In climate change mitigation, we are using GRL to predict the emissions of an industrial facility given it’s relationships to other facilities with better data.
This can help us monitor progress towards net-zero pledges and investigate the evolution of emissions associated with products through time.
The advantage of GRL is that the more data we get for any facility… the better our understanding of emissions for all facilities becomes.
MACHINE LEARNING
Machine learning concerns itself with imitating intelligent behaviour in artificial systems. In practice, machine learning involves algorithms that incrementally update, or learn, how to achieve a task by being shown examples in the form of data.
Such algorithms can be…
Supervised – labelled examples in a dataset provide supervision
Unsupervised – no labels provided, and instead tasked with unpicking patterns between datapoints in the dataset
Reinforced – a reinforcing reward is provided for good performance, with respect to the human-defined task
The canonical machine learning use-case is in captioning pictures of cats and dogs a supervised algorithm is shown a dataset of pictures each with a label describing whether the picture represents a cat or dog. The algorithm updates its parameters until it can be shown a new picture and correctly predict its content.
MATERIAL FLOW ANALYSIS
Material Flow Analysis is a tool for understanding the scale of material flows through parts of society.
Material Flow Analysis helps link these flows to environmental impacts related to material extraction and production, and for exploring options to ensure materials are used efficiently.
There are three key tenets of MFA: 1. Materials; 2. Flow structure; 3. Analysis.
Materials: What different materials are present? How are these measured?
Flow structure: What is the underlying flow structure? How is this best visualised? How are data reconciled and uncertainty incorporated?
Analysis: What insight is gained about the material system?
Together, these elements render MFA extremely useful for disentangling and demystifying complicated supply chains, letting us see where environmental impacts occur and where they can most effectively be mitigated.
SANKEY DIAGRAMS
A Sankey diagram is a visual representation of the inputs, flows, transformations, and outputs of a system or process.
The first official Sankey diagram was used to show the energy efficiency of a steam engine in 1898. However, before this, Charles Minard used a Sankey diagram to chart Napolean’s invasion of Russia in 1812.
In Engineering, they are often used to map the flows of energy, materials, or greenhouse gas emissions in industrial processes.
Sankey diagrams can helpfully demonstrate first law of thermodynamics – the conservation of mass and energy.

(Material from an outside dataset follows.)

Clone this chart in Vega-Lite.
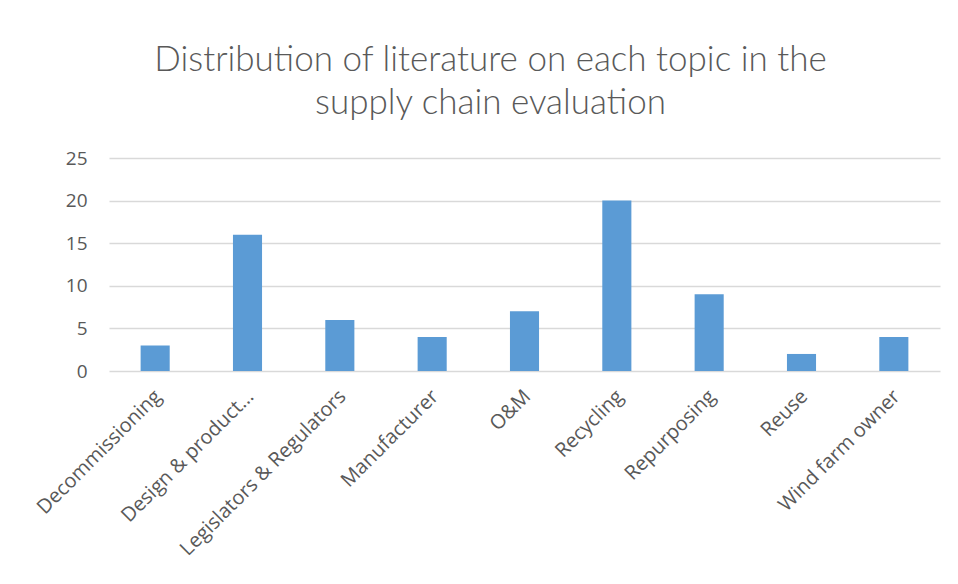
{
  "$schema": "https://vega.github.io/schema/vega-lite/v6.json",
  "autosize": "none",
  "width": 831,
  "height": 213,
  "padding": {"left": 109, "top": 158, "right": 18, "bottom": 213},
  "background": "white",
  "title": {
    "text": ["Distribution of literature on each topic in the", "supply chain evaluation"],
    "font": "Lato",
    "fontWeight": 300,
    "fontSize": 35,
    "color": "#595959",
    "lineHeight": 43,
    "anchor": "middle",
    "dx": -34,
    "offset": 28
  },
  "data": {
    "values": [
      {"topic": "Decommissioning", "count": 3},
      {"topic": "Design & product…", "count": 16},
      {"topic": "Legislators & Regulators", "count": 6},
      {"topic": "Manufacturer", "count": 4},
      {"topic": "O&M", "count": 7},
      {"topic": "Recycling", "count": 20},
      {"topic": "Repurposing", "count": 9},
      {"topic": "Reuse", "count": 2},
      {"topic": "Wind farm owner", "count": 4}
    ]
  },
  "mark": {"type": "bar", "color": "#5b9bd5"},
  "encoding": {
    "x": {
      "field": "topic",
      "type": "nominal",
      "sort": null,
      "scale": {"paddingInner": 0.685, "paddingOuter": 0.3425},
      "axis": {
        "title": null,
        "labelAngle": -45,
        "labelAlign": "right",
        "labelBaseline": "middle",
        "labelFont": "Open Sans",
        "labelFontSize": 20,
        "labelColor": "#595959",
        "labelPadding": 22,
        "labelOffset": 3,
        "ticks": false,
        "domain": false,
        "labelLimit": 300
      }
    },
    "y": {
      "field": "count",
      "type": "quantitative",
      "scale": {"domain": [0, 25]},
      "axis": {
        "title": null,
        "values": [0, 5, 10, 15, 20, 25],
        "labelFont": "Open Sans",
        "labelFontSize": 19,
        "labelColor": "#595959",
        "labelPadding": 22,
        "ticks": false,
        "domain": false,
        "gridColor": "#d9d9d9",
        "gridWidth": 1.5
      }
    }
  },
  "config": {"view": {"stroke": null}}
}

They can show us what resources are used to make products, and what happens to them throughout their journey from cradle to grave.
They help identify where byproducts and waste are produced in a system…
…where there are opportunities to use the available materials more efficiently…
…and where greater circularity might be pursued.
TRACEABILITY
Traceability is the ability to access specific information about a product captured and integrated with its recorded identification throughout the supply chain.
To execute traceability, a business operator groups raw materials and products as batches or lots and assigns them discrete identifiers.
The business operator uses the identifiers to record the transformations (e.g. mixing the batches) – noting their inputs, outputs and intrinsic characteristics.
All or part of the recorded information in the business operator is then transferred, with the product, to the next supply chain link.
This creates an information trail that allows us to follow the product movement within business operators and throughout the supply chain.
The traceability information can be used for various purposes such as:
– inventory management
– real time product quality monitoring
–quick recall of affected product lots
Traceability technologies have great potential to improve sustainable performance by reducing food loss.